Brief:
A single run of lines is to be printed exactly: starting at the line with "Emit a web page" and ending at the line with "const yMin = -2000, yMax", both included. Leave the pictures out.

Data to process:
══════════════════════════════

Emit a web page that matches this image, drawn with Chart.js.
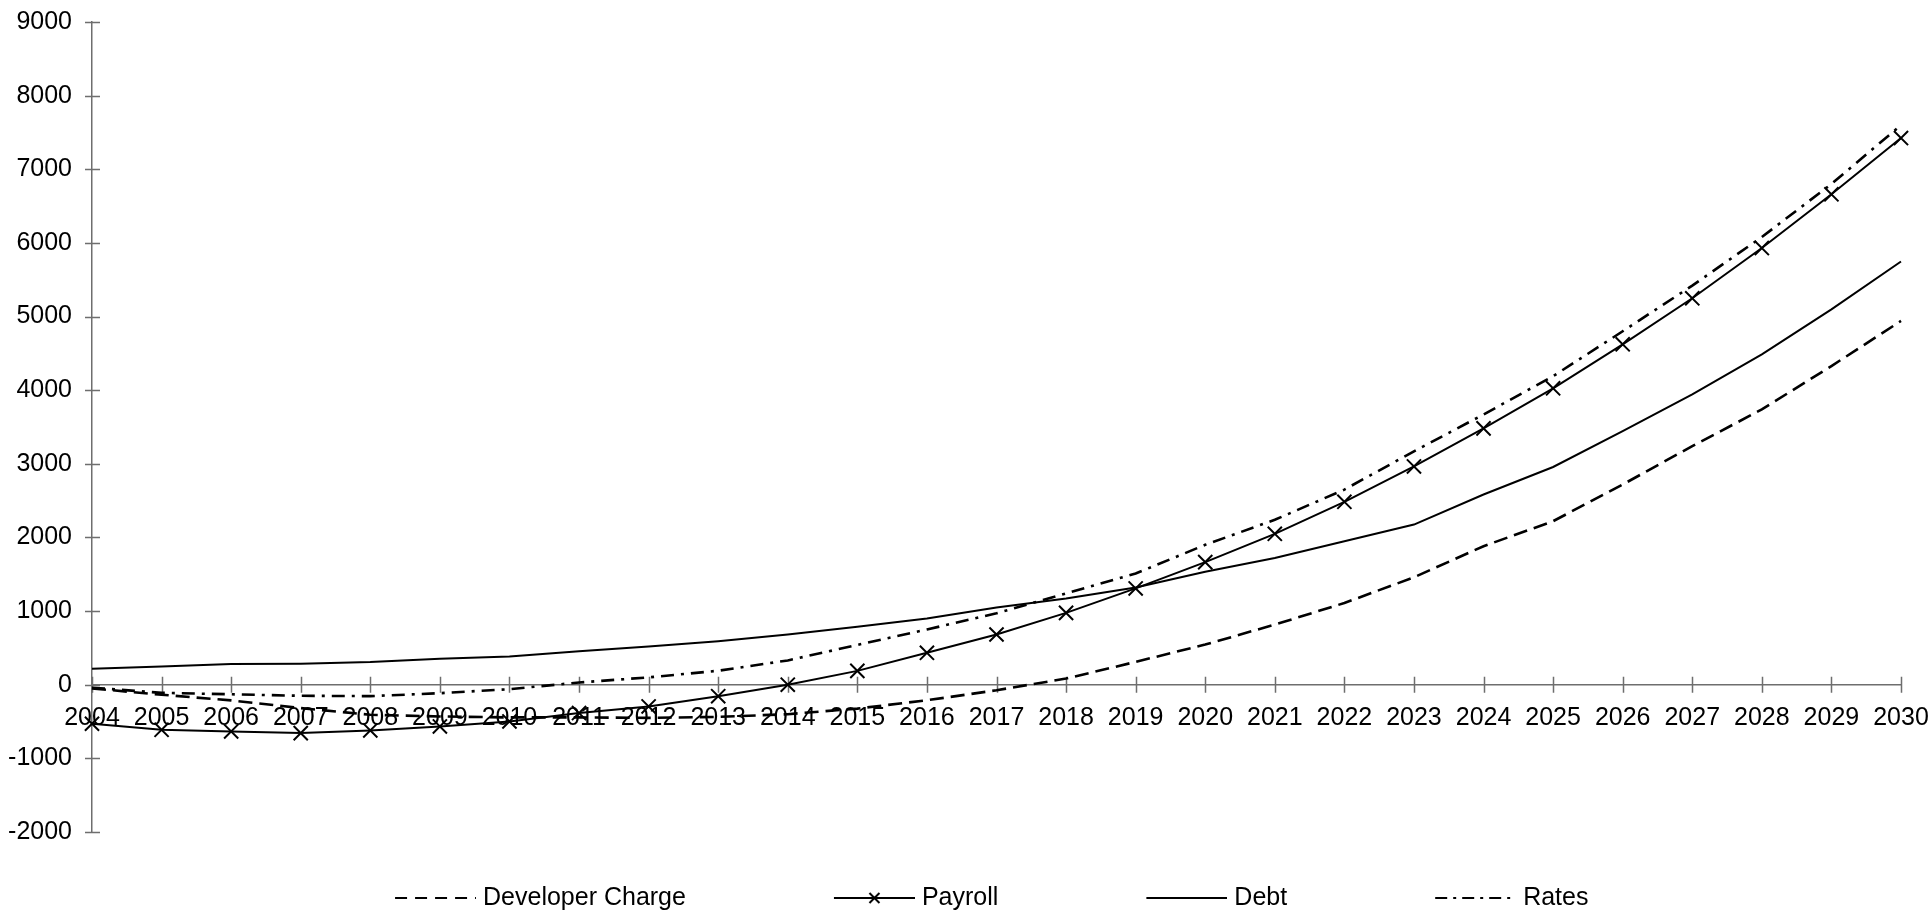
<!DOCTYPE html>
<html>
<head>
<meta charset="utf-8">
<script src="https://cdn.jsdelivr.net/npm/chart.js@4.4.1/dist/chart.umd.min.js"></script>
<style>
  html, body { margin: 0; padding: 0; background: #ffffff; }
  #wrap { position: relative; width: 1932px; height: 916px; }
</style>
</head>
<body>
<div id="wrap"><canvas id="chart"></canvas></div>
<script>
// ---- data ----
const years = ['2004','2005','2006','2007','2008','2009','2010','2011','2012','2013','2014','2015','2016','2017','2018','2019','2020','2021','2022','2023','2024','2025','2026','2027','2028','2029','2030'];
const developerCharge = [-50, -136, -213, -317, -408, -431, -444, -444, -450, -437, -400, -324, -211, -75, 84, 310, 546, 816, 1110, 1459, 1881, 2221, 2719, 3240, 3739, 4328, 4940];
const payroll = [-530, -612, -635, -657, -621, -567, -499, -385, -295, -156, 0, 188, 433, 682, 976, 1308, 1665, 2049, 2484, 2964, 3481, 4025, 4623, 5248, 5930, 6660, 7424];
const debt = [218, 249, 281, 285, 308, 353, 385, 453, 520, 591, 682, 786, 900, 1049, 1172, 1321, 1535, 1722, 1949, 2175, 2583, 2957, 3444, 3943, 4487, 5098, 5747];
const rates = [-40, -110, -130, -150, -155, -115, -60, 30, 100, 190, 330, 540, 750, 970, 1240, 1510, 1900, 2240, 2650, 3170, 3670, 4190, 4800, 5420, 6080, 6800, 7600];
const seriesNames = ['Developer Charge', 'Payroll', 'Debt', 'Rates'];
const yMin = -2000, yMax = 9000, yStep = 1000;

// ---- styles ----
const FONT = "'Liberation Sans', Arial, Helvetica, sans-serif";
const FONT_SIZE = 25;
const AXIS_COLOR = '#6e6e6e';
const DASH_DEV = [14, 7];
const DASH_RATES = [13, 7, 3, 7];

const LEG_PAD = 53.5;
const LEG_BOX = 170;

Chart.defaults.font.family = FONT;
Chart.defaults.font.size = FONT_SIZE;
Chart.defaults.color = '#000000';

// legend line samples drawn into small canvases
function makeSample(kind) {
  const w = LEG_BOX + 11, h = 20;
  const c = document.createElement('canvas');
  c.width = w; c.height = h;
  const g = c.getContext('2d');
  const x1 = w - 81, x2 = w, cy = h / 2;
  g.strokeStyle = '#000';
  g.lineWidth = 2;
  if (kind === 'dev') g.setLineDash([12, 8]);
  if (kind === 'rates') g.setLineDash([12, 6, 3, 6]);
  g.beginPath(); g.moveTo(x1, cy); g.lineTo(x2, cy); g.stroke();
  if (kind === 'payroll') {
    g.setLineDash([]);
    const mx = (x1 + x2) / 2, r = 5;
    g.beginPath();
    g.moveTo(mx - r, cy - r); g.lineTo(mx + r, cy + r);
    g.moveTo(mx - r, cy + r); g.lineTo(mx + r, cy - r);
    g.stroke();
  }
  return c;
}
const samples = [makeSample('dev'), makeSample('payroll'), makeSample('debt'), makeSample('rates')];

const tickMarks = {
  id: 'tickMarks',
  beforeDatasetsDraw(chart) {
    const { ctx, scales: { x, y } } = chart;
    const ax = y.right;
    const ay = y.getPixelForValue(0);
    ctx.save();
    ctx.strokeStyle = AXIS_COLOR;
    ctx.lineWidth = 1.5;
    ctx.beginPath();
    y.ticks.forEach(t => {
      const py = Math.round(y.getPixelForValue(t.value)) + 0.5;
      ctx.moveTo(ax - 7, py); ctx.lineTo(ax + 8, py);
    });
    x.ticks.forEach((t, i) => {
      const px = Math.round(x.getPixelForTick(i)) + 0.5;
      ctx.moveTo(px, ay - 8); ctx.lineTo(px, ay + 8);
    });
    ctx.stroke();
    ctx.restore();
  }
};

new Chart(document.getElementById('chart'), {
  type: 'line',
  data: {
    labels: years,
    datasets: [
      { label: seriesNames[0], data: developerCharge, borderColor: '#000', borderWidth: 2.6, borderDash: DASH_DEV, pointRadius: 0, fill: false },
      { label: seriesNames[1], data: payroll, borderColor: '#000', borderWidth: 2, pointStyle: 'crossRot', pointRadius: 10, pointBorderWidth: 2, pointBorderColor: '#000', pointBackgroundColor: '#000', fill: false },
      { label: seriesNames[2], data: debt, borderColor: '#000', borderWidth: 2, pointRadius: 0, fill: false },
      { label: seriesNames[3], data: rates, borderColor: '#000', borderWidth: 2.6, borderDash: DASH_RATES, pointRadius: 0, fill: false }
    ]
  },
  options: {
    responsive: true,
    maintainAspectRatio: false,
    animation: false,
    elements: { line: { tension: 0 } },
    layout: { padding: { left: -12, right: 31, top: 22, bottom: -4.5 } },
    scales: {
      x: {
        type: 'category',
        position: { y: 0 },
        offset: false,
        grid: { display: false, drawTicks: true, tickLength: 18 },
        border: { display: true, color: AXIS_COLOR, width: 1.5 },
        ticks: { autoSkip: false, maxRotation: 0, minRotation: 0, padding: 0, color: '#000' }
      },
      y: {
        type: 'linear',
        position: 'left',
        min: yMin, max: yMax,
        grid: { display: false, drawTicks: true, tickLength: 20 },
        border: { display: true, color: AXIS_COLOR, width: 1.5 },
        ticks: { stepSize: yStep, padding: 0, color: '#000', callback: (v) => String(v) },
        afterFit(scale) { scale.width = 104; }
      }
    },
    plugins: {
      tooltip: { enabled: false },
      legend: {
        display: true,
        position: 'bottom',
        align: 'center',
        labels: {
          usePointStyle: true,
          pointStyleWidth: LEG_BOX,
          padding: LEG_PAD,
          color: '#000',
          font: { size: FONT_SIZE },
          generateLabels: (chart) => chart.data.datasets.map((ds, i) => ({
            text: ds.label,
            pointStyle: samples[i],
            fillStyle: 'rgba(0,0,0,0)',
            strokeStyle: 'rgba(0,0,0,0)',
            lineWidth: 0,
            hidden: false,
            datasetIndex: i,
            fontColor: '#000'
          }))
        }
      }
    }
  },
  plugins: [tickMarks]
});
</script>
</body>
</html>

══════════════════════════════

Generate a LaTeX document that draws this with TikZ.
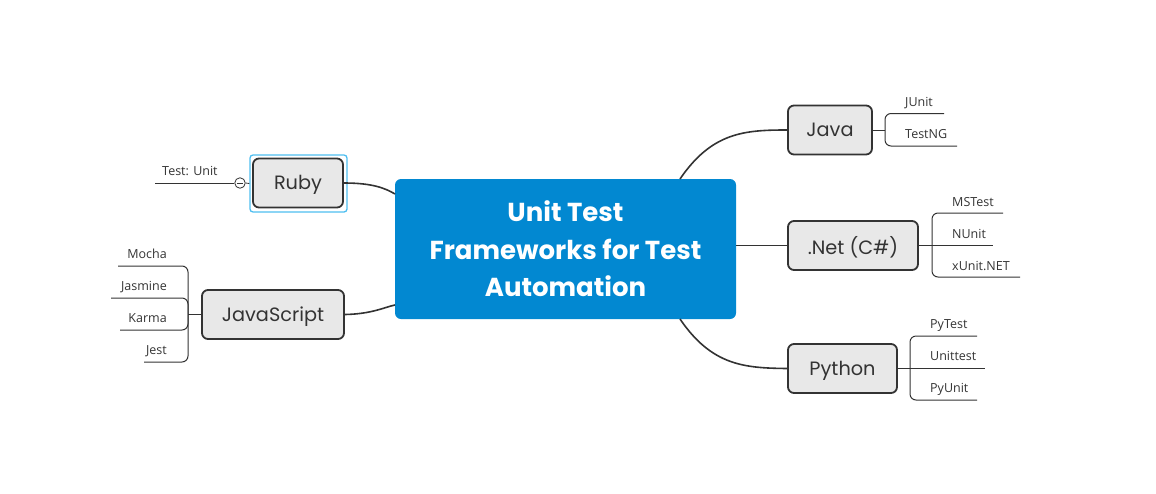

══════════════════════════════

Written reply:
Emit a web page that matches this image, drawn with Chart.js.
<!DOCTYPE html>
<html>
<head>
<meta charset="utf-8">
<script src="https://cdn.jsdelivr.net/npm/chart.js@4.4.1/dist/chart.umd.min.js"></script>
<style>
  html, body { margin: 0; padding: 0; background: #ffffff; }
  #wrap { position: relative; width: 1932px; height: 916px; }
</style>
</head>
<body>
<div id="wrap"><canvas id="chart"></canvas></div>
<script>
// ---- data ----
const years = ['2004','2005','2006','2007','2008','2009','2010','2011','2012','2013','2014','2015','2016','2017','2018','2019','2020','2021','2022','2023','2024','2025','2026','2027','2028','2029','2030'];
const developerCharge = [-50, -136, -213, -317, -408, -431, -444, -444, -450, -437, -400, -324, -211, -75, 84, 310, 546, 816, 1110, 1459, 1881, 2221, 2719, 3240, 3739, 4328, 4940];
const payroll = [-530, -612, -635, -657, -621, -567, -499, -385, -295, -156, 0, 188, 433, 682, 976, 1308, 1665, 2049, 2484, 2964, 3481, 4025, 4623, 5248, 5930, 6660, 7424];
const debt = [218, 249, 281, 285, 308, 353, 385, 453, 520, 591, 682, 786, 900, 1049, 1172, 1321, 1535, 1722, 1949, 2175, 2583, 2957, 3444, 3943, 4487, 5098, 5747];
const rates = [-40, -110, -130, -150, -155, -115, -60, 30, 100, 190, 330, 540, 750, 970, 1240, 1510, 1900, 2240, 2650, 3170, 3670, 4190, 4800, 5420, 6080, 6800, 7600];
const seriesNames = ['Developer Charge', 'Payroll', 'Debt', 'Rates'];
const yMin = -2000, yMax = 9000, yStep = 1000;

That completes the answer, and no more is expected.